GIVEN REQUEST:
Find and copy every line in the records that includes the string "matplotlib".

RECORDS:
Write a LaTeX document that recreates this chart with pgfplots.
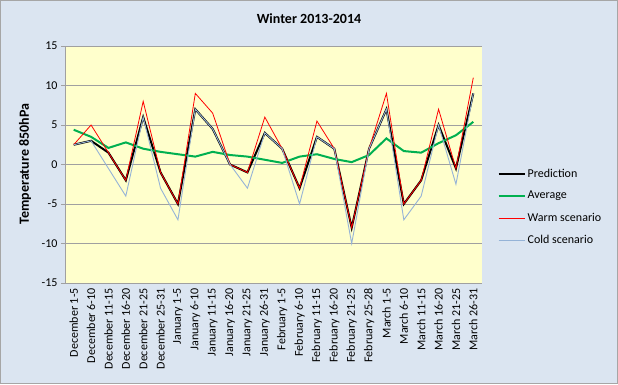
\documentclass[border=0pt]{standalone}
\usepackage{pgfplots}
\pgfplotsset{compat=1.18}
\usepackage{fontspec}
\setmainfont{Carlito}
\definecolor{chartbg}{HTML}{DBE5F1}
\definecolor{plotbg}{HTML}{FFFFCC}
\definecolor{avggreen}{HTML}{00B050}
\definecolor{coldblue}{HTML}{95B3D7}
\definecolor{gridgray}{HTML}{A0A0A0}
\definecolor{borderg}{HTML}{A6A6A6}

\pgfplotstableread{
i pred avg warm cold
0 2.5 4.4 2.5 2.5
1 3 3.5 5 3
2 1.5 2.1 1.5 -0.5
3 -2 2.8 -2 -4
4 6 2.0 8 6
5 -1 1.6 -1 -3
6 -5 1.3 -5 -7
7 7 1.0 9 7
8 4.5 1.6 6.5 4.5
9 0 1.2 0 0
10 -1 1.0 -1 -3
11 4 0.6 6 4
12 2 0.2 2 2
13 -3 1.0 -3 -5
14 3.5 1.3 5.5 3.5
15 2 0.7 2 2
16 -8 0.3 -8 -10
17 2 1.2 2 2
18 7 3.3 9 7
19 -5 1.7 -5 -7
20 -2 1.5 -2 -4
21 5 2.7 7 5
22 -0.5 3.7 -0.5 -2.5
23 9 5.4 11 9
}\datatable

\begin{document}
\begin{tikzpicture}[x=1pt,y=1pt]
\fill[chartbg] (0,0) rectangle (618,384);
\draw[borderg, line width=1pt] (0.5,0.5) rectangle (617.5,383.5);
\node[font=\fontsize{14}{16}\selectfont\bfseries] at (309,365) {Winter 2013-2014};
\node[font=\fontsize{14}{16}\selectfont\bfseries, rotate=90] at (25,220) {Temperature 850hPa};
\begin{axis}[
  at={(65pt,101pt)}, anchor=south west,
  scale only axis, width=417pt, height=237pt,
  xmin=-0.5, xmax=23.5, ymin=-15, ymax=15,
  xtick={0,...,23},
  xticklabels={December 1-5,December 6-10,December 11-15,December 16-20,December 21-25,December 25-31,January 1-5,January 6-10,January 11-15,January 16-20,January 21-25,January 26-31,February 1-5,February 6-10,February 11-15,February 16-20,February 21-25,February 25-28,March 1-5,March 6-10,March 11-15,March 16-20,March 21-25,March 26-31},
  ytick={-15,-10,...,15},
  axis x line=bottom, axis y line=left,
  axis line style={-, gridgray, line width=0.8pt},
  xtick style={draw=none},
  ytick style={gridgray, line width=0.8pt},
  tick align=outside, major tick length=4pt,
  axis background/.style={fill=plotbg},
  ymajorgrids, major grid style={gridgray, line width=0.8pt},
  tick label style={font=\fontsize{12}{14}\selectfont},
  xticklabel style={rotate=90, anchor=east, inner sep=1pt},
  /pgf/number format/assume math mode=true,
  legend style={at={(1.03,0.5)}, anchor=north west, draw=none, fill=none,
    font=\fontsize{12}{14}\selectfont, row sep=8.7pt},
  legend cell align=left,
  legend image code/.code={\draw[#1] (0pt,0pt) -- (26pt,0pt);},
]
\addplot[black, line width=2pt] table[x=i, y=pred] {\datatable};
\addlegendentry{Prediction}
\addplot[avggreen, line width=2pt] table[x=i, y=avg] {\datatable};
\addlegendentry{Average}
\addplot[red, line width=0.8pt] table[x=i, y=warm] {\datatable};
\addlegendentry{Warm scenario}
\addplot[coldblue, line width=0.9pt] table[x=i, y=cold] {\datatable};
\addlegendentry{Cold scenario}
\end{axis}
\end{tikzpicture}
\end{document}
* * *
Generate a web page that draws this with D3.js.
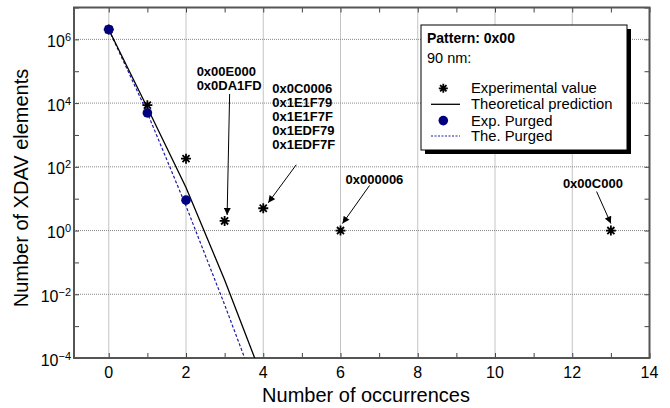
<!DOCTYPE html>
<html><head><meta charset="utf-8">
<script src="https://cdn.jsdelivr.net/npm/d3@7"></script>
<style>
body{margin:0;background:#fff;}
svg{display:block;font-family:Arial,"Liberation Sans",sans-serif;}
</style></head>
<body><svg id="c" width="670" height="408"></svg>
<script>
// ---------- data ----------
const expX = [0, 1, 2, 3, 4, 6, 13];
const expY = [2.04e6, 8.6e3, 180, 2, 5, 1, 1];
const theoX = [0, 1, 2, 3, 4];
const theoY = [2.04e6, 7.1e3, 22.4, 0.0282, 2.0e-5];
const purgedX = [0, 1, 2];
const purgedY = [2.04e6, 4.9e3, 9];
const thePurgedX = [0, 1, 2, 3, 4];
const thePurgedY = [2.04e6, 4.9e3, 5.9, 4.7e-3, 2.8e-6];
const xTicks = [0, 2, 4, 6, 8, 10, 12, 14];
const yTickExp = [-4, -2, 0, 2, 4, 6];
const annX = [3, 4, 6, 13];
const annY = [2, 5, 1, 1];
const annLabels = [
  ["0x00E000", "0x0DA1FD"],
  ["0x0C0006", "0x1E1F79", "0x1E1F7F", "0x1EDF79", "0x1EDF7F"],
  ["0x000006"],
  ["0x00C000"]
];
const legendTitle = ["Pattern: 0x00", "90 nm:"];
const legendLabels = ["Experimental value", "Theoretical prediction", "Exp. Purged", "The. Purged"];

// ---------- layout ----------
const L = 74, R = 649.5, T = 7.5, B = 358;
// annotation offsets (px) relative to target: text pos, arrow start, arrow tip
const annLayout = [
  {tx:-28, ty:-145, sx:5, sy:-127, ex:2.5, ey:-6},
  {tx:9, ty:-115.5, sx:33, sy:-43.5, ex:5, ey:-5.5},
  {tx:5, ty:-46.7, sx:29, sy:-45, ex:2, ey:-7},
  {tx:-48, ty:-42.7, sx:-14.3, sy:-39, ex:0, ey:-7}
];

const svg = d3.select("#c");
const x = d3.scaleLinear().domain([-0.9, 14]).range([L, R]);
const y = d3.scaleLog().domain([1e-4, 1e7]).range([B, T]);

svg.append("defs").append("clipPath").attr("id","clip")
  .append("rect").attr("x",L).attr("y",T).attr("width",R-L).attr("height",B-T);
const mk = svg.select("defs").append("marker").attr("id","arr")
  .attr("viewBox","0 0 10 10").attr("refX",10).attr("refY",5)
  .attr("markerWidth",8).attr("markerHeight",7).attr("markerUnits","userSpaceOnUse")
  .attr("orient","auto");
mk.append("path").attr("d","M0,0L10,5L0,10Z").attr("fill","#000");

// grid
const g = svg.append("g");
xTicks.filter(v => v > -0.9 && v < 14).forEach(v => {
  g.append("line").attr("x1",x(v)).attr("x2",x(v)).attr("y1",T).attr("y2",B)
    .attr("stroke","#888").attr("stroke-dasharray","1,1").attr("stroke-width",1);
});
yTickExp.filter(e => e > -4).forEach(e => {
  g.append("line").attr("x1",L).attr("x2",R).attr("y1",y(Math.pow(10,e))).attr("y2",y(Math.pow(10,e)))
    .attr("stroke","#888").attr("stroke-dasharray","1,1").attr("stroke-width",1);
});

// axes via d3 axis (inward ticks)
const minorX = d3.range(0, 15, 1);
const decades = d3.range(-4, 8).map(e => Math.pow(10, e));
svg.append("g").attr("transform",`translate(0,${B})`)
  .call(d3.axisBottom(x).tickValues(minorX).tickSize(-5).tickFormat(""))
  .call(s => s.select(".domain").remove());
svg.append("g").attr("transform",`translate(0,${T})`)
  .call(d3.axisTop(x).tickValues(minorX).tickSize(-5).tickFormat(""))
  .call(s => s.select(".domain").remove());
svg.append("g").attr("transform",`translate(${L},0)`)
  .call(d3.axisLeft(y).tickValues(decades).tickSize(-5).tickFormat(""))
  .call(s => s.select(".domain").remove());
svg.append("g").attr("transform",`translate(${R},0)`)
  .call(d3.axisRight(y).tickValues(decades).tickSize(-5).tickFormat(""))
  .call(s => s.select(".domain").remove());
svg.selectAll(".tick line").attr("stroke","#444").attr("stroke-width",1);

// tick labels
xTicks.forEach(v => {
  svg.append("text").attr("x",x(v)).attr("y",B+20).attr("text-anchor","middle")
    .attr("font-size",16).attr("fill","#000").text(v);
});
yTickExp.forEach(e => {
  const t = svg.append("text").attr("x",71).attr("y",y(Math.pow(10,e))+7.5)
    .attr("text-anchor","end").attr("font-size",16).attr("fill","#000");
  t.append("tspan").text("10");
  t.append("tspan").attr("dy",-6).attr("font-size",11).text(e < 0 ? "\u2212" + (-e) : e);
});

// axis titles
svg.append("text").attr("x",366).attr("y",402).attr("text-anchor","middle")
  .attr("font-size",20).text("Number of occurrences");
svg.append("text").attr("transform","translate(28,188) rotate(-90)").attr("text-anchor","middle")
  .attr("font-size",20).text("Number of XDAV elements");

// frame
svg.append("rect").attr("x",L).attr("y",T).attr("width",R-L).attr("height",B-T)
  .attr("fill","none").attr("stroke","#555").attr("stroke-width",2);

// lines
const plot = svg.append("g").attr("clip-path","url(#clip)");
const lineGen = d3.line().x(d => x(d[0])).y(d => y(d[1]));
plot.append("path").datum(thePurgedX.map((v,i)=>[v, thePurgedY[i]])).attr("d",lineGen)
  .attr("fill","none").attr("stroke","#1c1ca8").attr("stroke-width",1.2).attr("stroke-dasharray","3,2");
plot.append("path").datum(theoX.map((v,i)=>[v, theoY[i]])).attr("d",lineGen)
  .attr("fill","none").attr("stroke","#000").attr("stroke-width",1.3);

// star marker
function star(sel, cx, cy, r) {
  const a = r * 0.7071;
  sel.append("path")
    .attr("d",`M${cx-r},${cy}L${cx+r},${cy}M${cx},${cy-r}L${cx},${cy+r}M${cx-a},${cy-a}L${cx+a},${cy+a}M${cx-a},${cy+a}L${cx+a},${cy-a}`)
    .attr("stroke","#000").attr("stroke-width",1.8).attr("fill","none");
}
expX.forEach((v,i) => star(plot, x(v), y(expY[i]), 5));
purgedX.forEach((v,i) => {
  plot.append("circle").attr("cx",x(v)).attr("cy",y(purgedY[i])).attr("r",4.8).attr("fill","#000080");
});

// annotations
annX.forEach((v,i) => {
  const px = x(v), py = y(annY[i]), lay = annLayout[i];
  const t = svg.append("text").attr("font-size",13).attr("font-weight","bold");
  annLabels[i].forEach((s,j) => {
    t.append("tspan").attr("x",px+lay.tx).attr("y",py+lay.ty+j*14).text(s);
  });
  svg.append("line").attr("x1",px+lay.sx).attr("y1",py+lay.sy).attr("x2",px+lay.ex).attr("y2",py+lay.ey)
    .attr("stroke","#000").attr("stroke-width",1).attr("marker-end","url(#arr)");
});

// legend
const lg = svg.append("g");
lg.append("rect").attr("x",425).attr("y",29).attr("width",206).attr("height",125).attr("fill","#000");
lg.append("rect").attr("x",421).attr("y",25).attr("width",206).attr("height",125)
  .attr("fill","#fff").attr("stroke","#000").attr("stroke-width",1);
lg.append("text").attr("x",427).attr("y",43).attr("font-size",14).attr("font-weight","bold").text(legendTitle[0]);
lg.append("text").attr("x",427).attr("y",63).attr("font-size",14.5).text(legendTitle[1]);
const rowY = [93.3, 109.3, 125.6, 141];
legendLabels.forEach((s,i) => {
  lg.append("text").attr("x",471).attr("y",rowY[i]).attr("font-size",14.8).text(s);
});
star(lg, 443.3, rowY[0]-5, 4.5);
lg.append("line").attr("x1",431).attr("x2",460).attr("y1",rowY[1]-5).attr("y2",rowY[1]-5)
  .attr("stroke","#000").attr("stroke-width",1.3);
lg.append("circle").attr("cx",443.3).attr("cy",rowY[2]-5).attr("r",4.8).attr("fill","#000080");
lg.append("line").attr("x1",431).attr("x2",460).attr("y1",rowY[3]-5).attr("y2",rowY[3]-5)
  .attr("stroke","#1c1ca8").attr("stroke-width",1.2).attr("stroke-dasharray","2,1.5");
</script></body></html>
==
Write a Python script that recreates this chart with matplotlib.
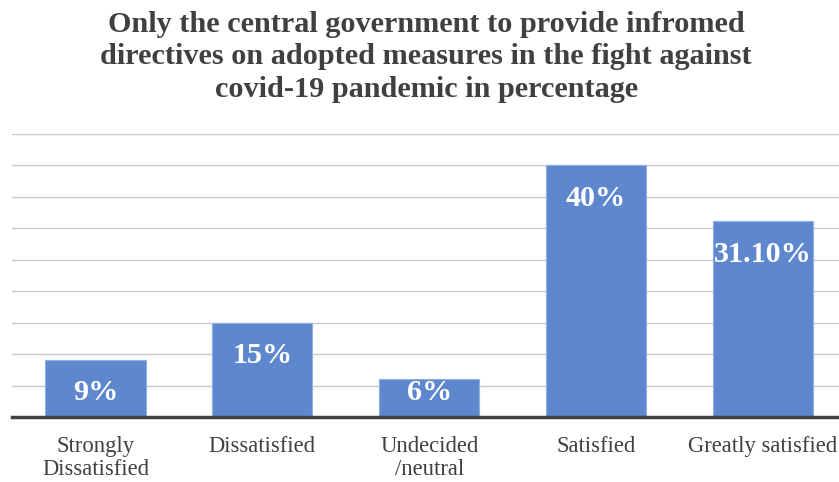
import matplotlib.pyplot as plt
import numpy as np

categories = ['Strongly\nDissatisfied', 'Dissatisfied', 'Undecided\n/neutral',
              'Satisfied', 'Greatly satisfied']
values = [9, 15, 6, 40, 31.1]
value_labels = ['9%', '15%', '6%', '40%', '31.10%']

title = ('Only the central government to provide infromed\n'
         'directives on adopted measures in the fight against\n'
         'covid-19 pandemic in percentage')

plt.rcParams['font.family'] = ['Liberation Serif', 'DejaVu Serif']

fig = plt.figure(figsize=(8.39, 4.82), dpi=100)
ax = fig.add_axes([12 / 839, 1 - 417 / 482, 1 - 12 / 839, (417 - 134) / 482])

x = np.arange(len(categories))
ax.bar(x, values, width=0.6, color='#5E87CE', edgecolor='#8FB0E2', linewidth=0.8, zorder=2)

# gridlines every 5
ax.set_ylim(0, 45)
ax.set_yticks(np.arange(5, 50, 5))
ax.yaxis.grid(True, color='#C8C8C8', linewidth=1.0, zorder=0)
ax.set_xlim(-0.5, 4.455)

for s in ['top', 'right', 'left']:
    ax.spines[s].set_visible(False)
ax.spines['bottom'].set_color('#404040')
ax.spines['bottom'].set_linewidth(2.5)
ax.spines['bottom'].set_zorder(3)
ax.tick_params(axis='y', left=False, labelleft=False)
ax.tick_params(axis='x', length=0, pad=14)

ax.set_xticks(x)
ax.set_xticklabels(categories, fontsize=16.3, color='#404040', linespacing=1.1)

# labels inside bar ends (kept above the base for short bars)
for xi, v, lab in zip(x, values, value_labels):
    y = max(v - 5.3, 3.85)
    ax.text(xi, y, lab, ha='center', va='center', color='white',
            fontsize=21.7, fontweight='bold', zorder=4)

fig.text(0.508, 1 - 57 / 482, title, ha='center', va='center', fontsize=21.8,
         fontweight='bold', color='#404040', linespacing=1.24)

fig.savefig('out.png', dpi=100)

RESPONSE:
Write a Python script that recreates this chart with matplotlib.
import matplotlib.pyplot as plt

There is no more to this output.